The source of all Evil

No, it is not Donald Trump or Satan or even auto-correct. I used to think it was blame. It has something to do with blame, which is the knowledge of good and evil, but it is not evil itself.

I also used to think it was free will, which is the ability to choose the lesser good because the ultimate Good, which is God, is not perfectly visible to us. Good in perfect form is compelling as the true object of our desires. This is a good deductive explanation (finding Truth in first principles, but it is not very useful.

In grad school our leadership class learned about projective identification. This comes very close, but it is more sociology than spirituality and ethics. Of course, one of the big topics is religion as culture.

It is the same principle as the 10th step of recovery. If you spot it, you got it. It is also similar to the magic magnifying mind found in the story "Acceptance is the Answer" in the AA Big Book.

These methods are close to what I am talking about here (indeed, they are a statement of the same thing, but not exactly). Everything I have mentioned already is true, but I hope that this new view on the problem of evil is more useful.

Evil is not just about expectations not being met. Both evil and good are about taking our knowledge of ourselves, especially our flaws, into our relationship to everyone else. Here are some examples that are very relatable.

If we keep secrets, we think everyone else is keeping secrets. The whole secrecy and security clearance thing is like that.

If we are financially comfortable, we can not have empathy for the poor. We are self-reliant, why can't they be?

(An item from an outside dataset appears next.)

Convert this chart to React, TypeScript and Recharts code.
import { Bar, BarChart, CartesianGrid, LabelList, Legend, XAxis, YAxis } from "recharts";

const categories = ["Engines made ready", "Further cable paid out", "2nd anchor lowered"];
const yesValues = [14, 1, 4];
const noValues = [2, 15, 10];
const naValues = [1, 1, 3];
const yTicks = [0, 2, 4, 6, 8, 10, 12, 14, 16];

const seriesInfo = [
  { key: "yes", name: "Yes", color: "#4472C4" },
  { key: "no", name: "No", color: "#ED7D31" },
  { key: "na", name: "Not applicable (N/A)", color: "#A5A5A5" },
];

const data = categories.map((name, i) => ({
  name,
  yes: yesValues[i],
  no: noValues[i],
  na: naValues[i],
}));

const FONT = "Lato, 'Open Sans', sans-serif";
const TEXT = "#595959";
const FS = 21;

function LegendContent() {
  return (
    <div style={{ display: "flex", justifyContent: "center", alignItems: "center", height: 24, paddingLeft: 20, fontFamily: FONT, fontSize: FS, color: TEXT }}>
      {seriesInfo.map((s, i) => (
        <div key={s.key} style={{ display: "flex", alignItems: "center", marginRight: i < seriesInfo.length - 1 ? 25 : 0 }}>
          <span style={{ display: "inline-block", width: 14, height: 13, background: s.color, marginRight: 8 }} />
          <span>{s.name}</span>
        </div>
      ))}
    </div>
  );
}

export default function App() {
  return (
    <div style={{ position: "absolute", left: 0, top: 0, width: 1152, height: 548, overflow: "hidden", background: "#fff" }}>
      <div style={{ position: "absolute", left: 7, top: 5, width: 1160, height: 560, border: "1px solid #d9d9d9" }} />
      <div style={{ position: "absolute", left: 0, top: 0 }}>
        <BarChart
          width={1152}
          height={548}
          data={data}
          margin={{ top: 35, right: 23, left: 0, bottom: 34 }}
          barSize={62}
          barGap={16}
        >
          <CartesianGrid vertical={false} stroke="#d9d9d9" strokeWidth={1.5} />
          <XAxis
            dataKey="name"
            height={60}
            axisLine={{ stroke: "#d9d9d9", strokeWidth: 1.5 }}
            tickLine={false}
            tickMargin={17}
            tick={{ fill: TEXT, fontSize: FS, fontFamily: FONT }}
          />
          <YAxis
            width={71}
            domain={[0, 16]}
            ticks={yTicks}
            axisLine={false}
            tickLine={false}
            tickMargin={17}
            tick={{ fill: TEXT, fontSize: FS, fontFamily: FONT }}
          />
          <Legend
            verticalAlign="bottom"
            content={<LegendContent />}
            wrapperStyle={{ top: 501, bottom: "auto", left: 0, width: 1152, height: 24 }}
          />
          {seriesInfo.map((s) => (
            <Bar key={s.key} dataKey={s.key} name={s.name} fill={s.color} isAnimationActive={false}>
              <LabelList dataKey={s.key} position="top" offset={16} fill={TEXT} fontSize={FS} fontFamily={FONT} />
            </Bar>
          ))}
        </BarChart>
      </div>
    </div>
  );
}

 If we are paranoid or depressed, we see everyone else that way. The same goes for feeling unworthy or feeling smart. We assume everyone else is one or the other.

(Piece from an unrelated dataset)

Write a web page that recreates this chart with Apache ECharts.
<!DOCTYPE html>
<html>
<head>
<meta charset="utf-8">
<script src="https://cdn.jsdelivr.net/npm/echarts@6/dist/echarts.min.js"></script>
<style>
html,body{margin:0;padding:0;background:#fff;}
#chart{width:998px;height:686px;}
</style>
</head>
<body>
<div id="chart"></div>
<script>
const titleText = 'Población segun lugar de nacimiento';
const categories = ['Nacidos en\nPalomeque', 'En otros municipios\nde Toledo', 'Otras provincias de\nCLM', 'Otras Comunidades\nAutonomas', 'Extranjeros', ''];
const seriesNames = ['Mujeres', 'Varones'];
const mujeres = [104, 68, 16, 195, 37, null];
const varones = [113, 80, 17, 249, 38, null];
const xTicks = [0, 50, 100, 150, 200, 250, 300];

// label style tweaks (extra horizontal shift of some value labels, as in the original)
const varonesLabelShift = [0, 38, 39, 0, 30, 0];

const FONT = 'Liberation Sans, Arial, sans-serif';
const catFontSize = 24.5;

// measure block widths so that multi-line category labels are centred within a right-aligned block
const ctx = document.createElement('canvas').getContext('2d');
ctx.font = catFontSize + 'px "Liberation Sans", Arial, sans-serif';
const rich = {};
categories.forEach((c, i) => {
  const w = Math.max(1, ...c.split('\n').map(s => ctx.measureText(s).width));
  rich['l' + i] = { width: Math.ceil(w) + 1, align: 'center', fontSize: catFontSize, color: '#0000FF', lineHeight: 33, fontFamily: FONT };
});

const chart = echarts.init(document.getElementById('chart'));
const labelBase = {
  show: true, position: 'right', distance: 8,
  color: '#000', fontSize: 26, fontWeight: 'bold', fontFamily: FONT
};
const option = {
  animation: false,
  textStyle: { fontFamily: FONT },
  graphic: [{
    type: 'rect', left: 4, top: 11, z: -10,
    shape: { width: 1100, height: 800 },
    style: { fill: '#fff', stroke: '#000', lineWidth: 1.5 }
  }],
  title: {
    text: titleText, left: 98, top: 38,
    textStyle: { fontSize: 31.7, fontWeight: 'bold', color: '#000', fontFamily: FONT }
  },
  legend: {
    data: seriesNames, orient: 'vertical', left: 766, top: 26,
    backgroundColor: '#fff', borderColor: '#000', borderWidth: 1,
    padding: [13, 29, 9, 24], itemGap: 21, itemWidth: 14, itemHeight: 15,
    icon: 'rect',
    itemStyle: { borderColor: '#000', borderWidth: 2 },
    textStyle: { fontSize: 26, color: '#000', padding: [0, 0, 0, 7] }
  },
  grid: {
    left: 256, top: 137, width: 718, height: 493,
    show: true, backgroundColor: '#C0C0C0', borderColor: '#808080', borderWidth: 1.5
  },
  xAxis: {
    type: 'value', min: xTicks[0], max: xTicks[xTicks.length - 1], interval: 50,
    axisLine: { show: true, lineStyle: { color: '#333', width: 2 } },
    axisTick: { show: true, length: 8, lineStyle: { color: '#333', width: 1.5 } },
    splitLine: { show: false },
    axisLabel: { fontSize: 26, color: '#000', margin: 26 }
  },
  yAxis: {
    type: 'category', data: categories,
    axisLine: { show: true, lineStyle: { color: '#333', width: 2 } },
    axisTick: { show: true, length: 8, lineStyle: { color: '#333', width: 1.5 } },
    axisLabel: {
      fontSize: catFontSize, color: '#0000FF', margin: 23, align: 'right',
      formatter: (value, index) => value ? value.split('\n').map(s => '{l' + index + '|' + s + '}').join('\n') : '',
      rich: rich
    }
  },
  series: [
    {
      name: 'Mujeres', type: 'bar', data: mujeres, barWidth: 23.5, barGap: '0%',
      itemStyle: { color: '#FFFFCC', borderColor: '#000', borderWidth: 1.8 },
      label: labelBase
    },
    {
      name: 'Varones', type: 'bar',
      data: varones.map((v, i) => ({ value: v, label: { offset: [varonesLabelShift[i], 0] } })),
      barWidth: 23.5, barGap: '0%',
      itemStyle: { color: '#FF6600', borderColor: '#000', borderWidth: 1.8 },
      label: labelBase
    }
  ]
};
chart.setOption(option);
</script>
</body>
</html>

People expect others to behave as they do. Smart people think everyone should understand what they say. The pious think everyone should be pious. The chaste think everyone should be chaste. A lot of our moral hang-ups could be solved by understanding that one.

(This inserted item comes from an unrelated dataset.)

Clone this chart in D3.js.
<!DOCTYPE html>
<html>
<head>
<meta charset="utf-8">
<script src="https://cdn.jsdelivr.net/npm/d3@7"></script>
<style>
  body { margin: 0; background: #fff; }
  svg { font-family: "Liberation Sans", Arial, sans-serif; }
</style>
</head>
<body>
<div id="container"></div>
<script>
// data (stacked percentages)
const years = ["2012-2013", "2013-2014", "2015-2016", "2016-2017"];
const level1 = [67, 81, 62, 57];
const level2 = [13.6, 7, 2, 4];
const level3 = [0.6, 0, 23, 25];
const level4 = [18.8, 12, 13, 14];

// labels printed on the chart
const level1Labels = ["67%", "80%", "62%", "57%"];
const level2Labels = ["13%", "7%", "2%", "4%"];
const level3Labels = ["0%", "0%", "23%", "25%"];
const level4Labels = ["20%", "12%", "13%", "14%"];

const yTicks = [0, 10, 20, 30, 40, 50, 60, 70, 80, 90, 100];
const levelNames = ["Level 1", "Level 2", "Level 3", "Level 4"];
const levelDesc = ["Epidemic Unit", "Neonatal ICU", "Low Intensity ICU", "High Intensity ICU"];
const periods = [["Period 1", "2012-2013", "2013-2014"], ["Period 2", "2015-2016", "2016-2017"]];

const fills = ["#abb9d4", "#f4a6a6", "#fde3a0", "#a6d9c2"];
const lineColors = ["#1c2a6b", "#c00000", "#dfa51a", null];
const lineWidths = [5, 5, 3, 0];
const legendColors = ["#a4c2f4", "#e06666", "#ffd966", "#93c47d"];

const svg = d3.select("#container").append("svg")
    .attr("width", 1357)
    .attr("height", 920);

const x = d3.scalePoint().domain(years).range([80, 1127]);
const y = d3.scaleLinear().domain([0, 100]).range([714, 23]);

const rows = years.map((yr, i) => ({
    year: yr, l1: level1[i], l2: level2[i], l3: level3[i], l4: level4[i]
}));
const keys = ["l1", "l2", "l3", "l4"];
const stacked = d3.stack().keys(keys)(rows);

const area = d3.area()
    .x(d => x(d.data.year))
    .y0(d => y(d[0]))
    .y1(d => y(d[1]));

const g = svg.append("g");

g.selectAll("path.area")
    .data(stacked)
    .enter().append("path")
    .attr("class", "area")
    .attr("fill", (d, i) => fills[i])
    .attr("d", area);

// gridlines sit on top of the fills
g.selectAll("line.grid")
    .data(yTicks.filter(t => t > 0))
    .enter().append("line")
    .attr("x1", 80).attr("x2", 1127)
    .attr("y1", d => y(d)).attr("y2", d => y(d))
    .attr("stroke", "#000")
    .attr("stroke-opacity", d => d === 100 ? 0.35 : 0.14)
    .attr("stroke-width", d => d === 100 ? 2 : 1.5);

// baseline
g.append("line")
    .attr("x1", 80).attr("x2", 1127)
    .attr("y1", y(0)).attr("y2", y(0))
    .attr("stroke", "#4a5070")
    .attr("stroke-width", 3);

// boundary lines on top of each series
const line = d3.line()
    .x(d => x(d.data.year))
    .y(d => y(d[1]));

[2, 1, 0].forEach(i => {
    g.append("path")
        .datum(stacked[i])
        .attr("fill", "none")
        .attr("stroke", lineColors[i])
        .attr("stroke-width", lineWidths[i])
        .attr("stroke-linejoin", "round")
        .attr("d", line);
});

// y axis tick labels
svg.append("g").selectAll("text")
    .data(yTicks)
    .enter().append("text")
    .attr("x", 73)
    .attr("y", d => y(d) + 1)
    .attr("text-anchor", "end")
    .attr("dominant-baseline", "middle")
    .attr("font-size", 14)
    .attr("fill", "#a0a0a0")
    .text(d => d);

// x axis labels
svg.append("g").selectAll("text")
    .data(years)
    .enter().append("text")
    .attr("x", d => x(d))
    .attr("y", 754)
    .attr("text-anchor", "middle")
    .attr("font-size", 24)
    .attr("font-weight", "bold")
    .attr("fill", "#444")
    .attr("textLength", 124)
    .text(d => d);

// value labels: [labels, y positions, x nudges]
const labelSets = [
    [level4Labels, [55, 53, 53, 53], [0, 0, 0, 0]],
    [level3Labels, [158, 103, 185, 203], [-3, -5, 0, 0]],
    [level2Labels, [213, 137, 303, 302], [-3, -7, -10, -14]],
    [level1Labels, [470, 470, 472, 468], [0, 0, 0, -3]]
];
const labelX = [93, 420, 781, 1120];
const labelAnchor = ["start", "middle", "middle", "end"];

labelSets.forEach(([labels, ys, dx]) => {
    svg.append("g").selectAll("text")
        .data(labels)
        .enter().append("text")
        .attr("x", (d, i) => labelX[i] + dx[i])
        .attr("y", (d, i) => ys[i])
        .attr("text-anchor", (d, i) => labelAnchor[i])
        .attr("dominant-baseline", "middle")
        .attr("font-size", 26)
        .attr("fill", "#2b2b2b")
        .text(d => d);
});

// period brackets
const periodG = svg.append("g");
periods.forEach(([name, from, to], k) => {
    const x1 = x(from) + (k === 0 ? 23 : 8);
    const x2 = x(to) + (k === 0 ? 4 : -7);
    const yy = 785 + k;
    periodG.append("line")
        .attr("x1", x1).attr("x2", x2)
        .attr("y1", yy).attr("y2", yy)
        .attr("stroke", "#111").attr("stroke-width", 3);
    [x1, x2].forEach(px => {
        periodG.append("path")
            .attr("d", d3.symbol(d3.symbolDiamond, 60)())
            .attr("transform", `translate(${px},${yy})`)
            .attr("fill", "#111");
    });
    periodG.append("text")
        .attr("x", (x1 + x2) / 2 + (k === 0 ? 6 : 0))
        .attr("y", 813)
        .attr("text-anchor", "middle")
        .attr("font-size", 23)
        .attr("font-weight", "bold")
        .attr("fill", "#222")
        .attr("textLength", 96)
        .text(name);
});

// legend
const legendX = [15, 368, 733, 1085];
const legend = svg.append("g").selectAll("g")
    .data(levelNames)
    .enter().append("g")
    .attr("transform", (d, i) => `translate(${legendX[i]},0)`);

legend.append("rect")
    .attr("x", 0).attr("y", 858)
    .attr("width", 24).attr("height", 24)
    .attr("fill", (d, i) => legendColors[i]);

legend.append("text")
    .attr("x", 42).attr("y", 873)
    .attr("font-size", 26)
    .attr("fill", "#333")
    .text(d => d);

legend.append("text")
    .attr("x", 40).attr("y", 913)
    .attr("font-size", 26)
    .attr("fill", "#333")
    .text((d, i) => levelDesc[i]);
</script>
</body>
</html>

People who feel guilty think everyone else should feel guilty. The same is true for shame and being in love. When the facts say otherwise, hearts are broken. Feeling broken or sad makes people assume everyone else feels that way. This is the basis for power ballads and Country music.

This especially applies to people with addictions. Drunks think everyone drinks like they do. Sex and open addicts think the same way. Food addicts as well as chronic debtors.

This is why people in recovery form groups. Such fellowships do everything from self-realization to identification with the group and reintegration of members back into normal living (amends), all by leaving self reliance behind and relying on the group and on God.

Religion and other forms of spirituality follow the same tack, but in a less focused manner. They deal with general brokenness, although sometimes the group dynamic magnifies rather than corrects the real issues people face.

Sadly, ritual replaces real growth. If you are religious the solution to everything is conversion to group ideals. That is what is happening in Rome. It won't work.

The same is true with education and transformation. The answer is always a new course or distinction. This only goes so far.

The real answer is contained in all of these practices. Forgiveness and compassion, for ourselves and others, is the only way out. Love and acceptance are also good words for the same thing.

In the Christian tradition, salvation through Jesus works this way. Entering our suffering by experiencing the brokenness of the cross is how Jesus showed us that God understands us, rather than being a demand that we imitate some imagined moral perfection.

In the Jesus story, God does not have any behavioral issues and this is not a demand that we all find Jesus or recovery, just that we seek a higher power through others.

Our goal is to love perfectly, starting with ourselves and the others. This requires the reliance on Her divine love and compassion rather than ourselves. In Hebrew, Skekinah is the indwelling of the Spirit of God and is gender female.

Ultimately, we cannot know that indwelling without relationship to others, but as they are, not as a reflection of our own demons. Not only the big demons which require a recovery program, but the ordinary ones as well. We must wish peace to others (as Jesus and every other spiritual leader point out) if we wish peace upon others, it is granted to us. It is the same with all good and evil things. It is up to us to chose.